What needs to be done: Everything from the first line down to the line containing "from matplotlib.patches import Rectangle" is to be retyped exactly, both ends included, with pictures left out.

Available data:

☆ ☆ ☆ ☆

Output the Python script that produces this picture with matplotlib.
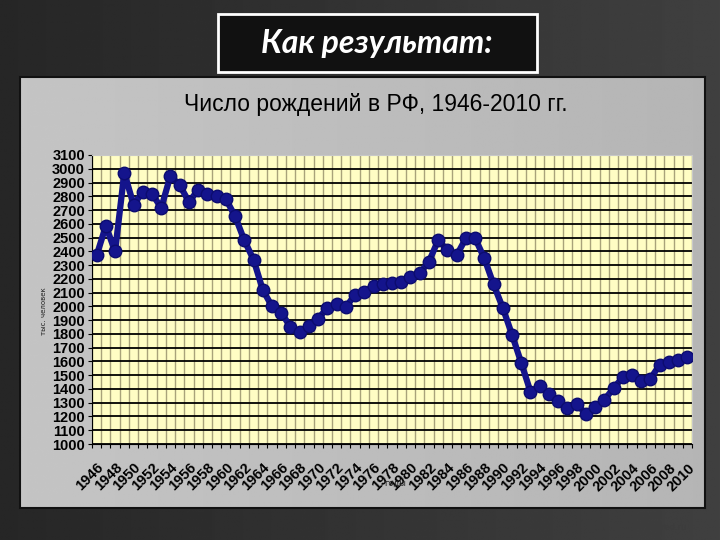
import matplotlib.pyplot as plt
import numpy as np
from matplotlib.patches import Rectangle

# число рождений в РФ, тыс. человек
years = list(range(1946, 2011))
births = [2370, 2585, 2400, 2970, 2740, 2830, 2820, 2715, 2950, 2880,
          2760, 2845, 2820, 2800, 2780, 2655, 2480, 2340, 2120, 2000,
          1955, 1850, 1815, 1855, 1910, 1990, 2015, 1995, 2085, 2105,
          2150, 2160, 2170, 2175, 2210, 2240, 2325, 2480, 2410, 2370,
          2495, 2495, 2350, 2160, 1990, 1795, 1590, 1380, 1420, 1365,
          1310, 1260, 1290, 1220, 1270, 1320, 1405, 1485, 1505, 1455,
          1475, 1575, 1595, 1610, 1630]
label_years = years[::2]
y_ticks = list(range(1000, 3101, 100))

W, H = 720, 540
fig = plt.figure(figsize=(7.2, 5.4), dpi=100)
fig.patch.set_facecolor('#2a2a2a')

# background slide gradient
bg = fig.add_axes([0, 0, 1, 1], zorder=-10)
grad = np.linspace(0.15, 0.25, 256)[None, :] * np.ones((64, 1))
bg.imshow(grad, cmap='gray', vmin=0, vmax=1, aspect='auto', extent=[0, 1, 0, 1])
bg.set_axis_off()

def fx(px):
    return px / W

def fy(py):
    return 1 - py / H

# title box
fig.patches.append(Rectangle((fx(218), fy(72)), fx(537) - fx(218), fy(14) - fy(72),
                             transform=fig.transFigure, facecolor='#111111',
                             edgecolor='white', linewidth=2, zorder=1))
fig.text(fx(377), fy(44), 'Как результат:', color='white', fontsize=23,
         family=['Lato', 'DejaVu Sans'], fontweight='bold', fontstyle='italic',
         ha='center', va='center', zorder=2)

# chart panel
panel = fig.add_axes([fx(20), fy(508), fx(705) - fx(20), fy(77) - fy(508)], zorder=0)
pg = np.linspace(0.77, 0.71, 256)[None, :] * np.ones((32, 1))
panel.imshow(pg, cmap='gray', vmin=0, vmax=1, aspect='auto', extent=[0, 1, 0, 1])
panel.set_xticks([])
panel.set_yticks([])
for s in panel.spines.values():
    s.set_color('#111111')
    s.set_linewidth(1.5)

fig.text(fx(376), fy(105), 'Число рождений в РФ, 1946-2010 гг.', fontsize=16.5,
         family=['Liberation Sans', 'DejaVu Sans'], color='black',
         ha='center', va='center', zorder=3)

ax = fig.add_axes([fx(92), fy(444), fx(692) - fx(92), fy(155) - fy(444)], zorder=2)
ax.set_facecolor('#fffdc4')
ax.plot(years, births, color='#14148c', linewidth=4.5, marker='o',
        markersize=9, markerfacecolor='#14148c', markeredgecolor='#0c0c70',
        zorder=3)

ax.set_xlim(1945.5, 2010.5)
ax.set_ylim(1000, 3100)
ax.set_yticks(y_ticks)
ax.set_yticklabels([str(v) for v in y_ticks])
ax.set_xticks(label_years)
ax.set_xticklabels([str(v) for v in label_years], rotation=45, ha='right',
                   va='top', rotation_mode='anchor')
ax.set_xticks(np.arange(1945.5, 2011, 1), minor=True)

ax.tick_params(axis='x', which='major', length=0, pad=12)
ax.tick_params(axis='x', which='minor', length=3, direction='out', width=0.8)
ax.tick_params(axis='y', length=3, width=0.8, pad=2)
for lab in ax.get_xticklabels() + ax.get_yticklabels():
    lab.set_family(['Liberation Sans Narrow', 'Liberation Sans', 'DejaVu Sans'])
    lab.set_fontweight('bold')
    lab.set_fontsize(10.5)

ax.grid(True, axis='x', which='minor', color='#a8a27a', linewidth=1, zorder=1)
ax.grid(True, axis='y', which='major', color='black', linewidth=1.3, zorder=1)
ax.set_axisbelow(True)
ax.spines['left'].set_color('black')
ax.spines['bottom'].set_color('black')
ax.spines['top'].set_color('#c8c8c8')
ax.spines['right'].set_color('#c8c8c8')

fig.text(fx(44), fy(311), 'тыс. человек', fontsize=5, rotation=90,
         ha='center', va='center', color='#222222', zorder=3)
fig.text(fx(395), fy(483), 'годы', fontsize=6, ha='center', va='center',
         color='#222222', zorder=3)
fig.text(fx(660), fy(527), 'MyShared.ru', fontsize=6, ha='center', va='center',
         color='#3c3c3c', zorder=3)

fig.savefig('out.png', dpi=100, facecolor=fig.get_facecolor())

☆ ☆ ☆ ☆

Result of this task:
Output the Python script that produces this picture with matplotlib.
import matplotlib.pyplot as plt
import numpy as np
from matplotlib.patches import Rectangle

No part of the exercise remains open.